Short task:
All lines from the beginning of the listing through the line with "import seaborn as sns" are to be copied word for word; the pictures are not.
..............................
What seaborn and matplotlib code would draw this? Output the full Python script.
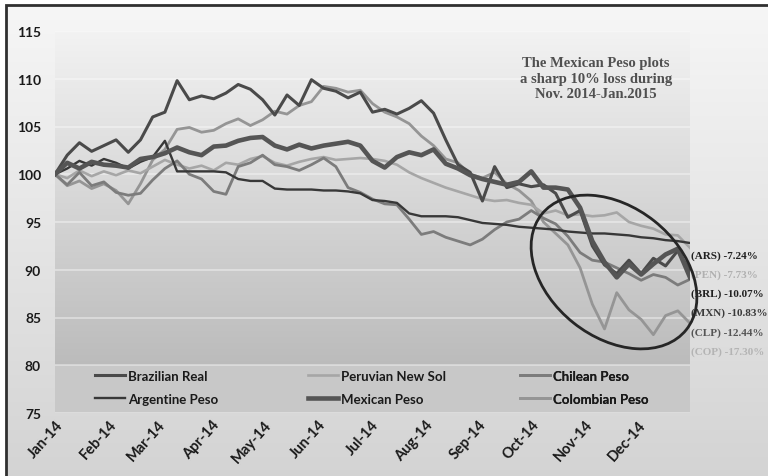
import numpy as np
import pandas as pd
import matplotlib
matplotlib.use("Agg")
import matplotlib.pyplot as plt
import matplotlib.dates as mdates
from matplotlib.patches import Ellipse, Rectangle
import seaborn as sns

# ---------------- data (weekly readings, index 100 = 1 Jan 2014) ----------------
dates = pd.date_range("2014-01-01", periods=53, freq="7D")

brl = [100.0, 102.0, 103.3, 102.4, 103.0, 103.6, 102.3, 103.6, 106.0, 106.5,
       109.8, 107.8, 108.2, 107.9, 108.5, 109.4, 108.9, 107.8, 106.2, 108.3,
       107.2, 109.9, 109.0, 108.7, 108.0, 108.6, 106.5, 106.8, 106.3, 106.9,
       107.7, 106.4, 103.6, 101.0, 100.2, 97.2, 100.8, 98.6, 99.0, 98.7,
       98.9, 98.0, 95.5, 96.2, 92.5, 90.5, 89.6, 91.0, 89.6, 91.2,
       90.4, 92.0, 89.9]
ars = [100.0, 100.6, 101.4, 100.9, 101.6, 101.2, 100.6, 101.3, 101.8, 103.5,
       100.3, 100.3, 100.3, 100.3, 100.2, 99.5, 99.3, 99.3, 98.5, 98.4,
       98.4, 98.4, 98.3, 98.3, 98.2, 98.0, 97.3, 97.2, 97.0, 95.9,
       95.6, 95.6, 95.6, 95.5, 95.2, 94.9, 94.8, 94.7, 94.5, 94.4,
       94.3, 94.2, 94.0, 93.9, 93.8, 93.8, 93.7, 93.6, 93.4, 93.3,
       93.1, 93.0, 92.8]
pen = [100.0, 99.6, 100.4, 99.8, 100.3, 99.9, 100.4, 100.1, 100.8, 101.5,
       101.0, 100.6, 100.9, 100.4, 101.2, 101.0, 101.6, 101.9, 101.2, 100.9,
       101.3, 101.6, 101.8, 101.5, 101.6, 101.7, 101.6, 101.4, 101.0, 100.2,
       99.6, 99.1, 98.6, 98.2, 97.8, 97.4, 97.2, 97.3, 97.0, 96.8,
       95.9, 96.2, 95.7, 95.8, 95.6, 95.7, 96.0, 95.0, 94.6, 94.3,
       93.7, 93.6, 92.3]
mxn = [100.0, 101.2, 100.6, 101.3, 101.0, 100.9, 100.7, 101.6, 101.8, 102.2,
       102.8, 102.3, 102.0, 102.9, 103.0, 103.5, 103.8, 103.9, 103.0, 102.6,
       103.1, 102.7, 103.0, 103.2, 103.4, 103.0, 101.4, 100.7, 101.8, 102.3,
       102.0, 102.6, 101.1, 100.6, 99.9, 99.5, 99.2, 98.9, 99.2, 100.3,
       98.6, 98.6, 98.4, 96.5, 93.0, 90.8, 89.2, 90.6, 89.5, 90.6,
       91.6, 92.2, 89.2]
clp = [100.0, 98.9, 100.2, 98.8, 99.2, 98.1, 97.8, 98.0, 99.4, 100.6,
       101.4, 100.0, 99.5, 98.2, 97.9, 100.8, 101.2, 102.0, 101.0, 100.8,
       100.4, 101.0, 101.7, 100.8, 98.6, 98.1, 97.4, 96.9, 96.8, 95.3,
       93.7, 94.0, 93.4, 93.0, 92.6, 93.2, 94.2, 95.0, 95.3, 96.2,
       95.4, 94.8, 93.5, 91.8, 91.0, 90.8, 90.2, 89.6, 88.9, 89.5,
       89.2, 88.4, 89.0]
cop = [100.0, 98.8, 99.3, 98.5, 99.0, 98.3, 96.9, 99.0, 101.5, 102.6,
       104.7, 104.9, 104.4, 104.6, 105.3, 105.8, 105.1, 105.7, 106.6, 106.3,
       107.2, 107.6, 109.2, 109.0, 108.6, 108.8, 107.4, 106.5, 106.0, 105.3,
       104.0, 103.0, 101.6, 101.2, 100.0, 99.6, 100.2, 99.0, 98.3, 97.2,
       95.0, 93.8, 92.6, 90.2, 86.4, 83.8, 87.6, 85.8, 84.8, 83.2,
       85.2, 85.7, 84.4]

series_names = ["Colombian Peso", "Peruvian New Sol", "Chilean Peso",
                "Argentine Peso", "Brazilian Real", "Mexican Peso"]
series_values = [cop, pen, clp, ars, brl, mxn]

legend_columns = [["Brazilian Real", "Argentine Peso"],
                  ["Peruvian New Sol", "Mexican Peso"],
                  ["Chilean Peso", "Colombian Peso"]]

end_labels = ["(ARS) -7.24%", "(PEN) -7.73%", "(BRL) -10.07%",
              "(MXN) -10.83%", "(CLP) -12.44%", "(COP) -17.30%"]
end_label_colors = ["#202020", "#b0b0b0", "#202020", "#3a3a3a", "#555555", "#b4b4b4"]

note_text = "The Mexican Peso plots\na sharp 10% loss during\nNov. 2014-Jan.2015"

y_ticks = [75, 80, 85, 90, 95, 100, 105, 110, 115]

# ---------------- styling ----------------
palette = {"Brazilian Real": "#4a4a4a", "Argentine Peso": "#383838",
           "Peruvian New Sol": "#a6a6a6", "Mexican Peso": "#555555",
           "Chilean Peso": "#7c7c7c", "Colombian Peso": "#959595"}
sizes = {"Brazilian Real": 2.2, "Argentine Peso": 1.7, "Peruvian New Sol": 1.9,
         "Mexican Peso": 3.3, "Chilean Peso": 2.0, "Colombian Peso": 2.0}

plt.rcParams["font.family"] = ["Lato", "DejaVu Sans"]

df = pd.concat([pd.DataFrame({"date": dates, "value": v, "currency": n})
                for n, v in zip(series_names, series_values)], ignore_index=True)

W, H = 768, 477
fig = plt.figure(figsize=(W / 100, H / 100), dpi=100)
fig.patch.set_facecolor("white")

# figure background gradient inside frame
bg = fig.add_axes([6 / W, 0, 1 - 6 / W, 1 - 6 / H], zorder=-5)
g = np.linspace(0.965, 0.83, 256)
bg.imshow(np.stack([g, g, g], axis=-1)[:, None, :], aspect="auto", extent=[0, 1, 0, 1])
bg.set_axis_off()

ax_l, ax_r, ax_t, ax_b = 55, 690, 32, 414
ax = fig.add_axes([ax_l / W, 1 - ax_b / H, (ax_r - ax_l) / W, (ax_b - ax_t) / H])
ax.set_facecolor("none")

sns.lineplot(data=df, x="date", y="value", hue="currency", size="currency",
             hue_order=series_names, size_order=series_names,
             palette=palette, sizes=sizes, legend=False, ax=ax, zorder=3)

x0 = mdates.date2num(pd.Timestamp("2014-01-01"))
x1 = mdates.date2num(pd.Timestamp("2014-12-31"))
vals = np.linspace(115, 75, 400)
shade = np.where(vals >= 80, 0.95 - (115 - vals) / 35 * (0.95 - 0.735), 0.785)
ax.imshow(np.stack([shade, shade, shade], axis=-1)[:, None, :],
          aspect="auto", extent=[x0, x1, 75, 115], zorder=0)
ax.set_xlim(x0, x1)
ax.set_ylim(75, 115)

ax.set_yticks(y_ticks)
ax.yaxis.grid(True, color="white", alpha=0.45, lw=1.2, zorder=1)
ax.xaxis.grid(False)
for s in ax.spines.values():
    s.set_visible(False)
ax.xaxis.set_major_locator(mdates.MonthLocator())
ax.xaxis.set_major_formatter(mdates.DateFormatter("%b-%y"))
ax.tick_params(axis="both", length=0, colors="#1a1a1a")
ax.tick_params(axis="y", pad=10, labelsize=10)
ax.tick_params(axis="x", pad=3, labelsize=10.5)
for lab in ax.get_yticklabels():
    lab.set_fontweight("bold")
for lab in ax.get_xticklabels():
    lab.set_fontweight("bold")
    lab.set_rotation(48)
    lab.set_ha("right")
    lab.set_rotation_mode("anchor")
ax.set_xlabel("")
ax.set_ylabel("")

# legends (one per column, from the plotted lines)
lines = {n: ln for n, ln in zip(series_names, ax.get_lines())}
col_x = [(95 - ax_l) / (ax_r - ax_l), (308 - ax_l) / (ax_r - ax_l), (520 - ax_l) / (ax_r - ax_l)]
yc = (ax_b - 388.5) / (ax_b - ax_t)
for cx, names in zip(col_x, legend_columns):
    leg = ax.legend([lines[n] for n in names], names, loc="center left",
                    bbox_to_anchor=(cx, yc), frameon=False, borderpad=0,
                    borderaxespad=0, handlelength=2.3, handletextpad=0.2,
                    labelspacing=0.85, prop={"weight": "bold", "size": 9.5})
    for t in leg.get_texts():
        t.set_color("#1a1a1a")
    ax.add_artist(leg)

# annotation and ellipse
fig.text(596 / W, 1 - 79 / H, note_text, ha="center", va="center",
         fontsize=10.5, fontweight="bold", family=["Liberation Serif", "DejaVu Serif"],
         color="#505050", linespacing=1.3)

ell = Ellipse((6.14, (H - 273) / 100), 1.85, 1.30, angle=-38.6, fill=False,
              ec="#262626", lw=2.0, transform=fig.dpi_scale_trans, zorder=6)
fig.add_artist(ell)

for k, (txt, col) in enumerate(zip(end_labels, end_label_colors)):
    fig.text(691 / W, 1 - (256 + 19.2 * k) / H, txt, ha="left", va="center",
             fontsize=8, fontweight="bold", family=["Liberation Serif", "DejaVu Serif"],
             color=col)

frame = Rectangle((6 / W, -0.05), 1.2, 1 - 6 / H + 0.05, transform=fig.transFigure,
                  fill=False, ec="#303030", lw=2.0)
fig.add_artist(frame)

fig.savefig("out.png", dpi=100)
..............................
Worked answer:
What seaborn and matplotlib code would draw this? Output the full Python script.
import numpy as np
import pandas as pd
import matplotlib
matplotlib.use("Agg")
import matplotlib.pyplot as plt
import matplotlib.dates as mdates
from matplotlib.patches import Ellipse, Rectangle
import seaborn as sns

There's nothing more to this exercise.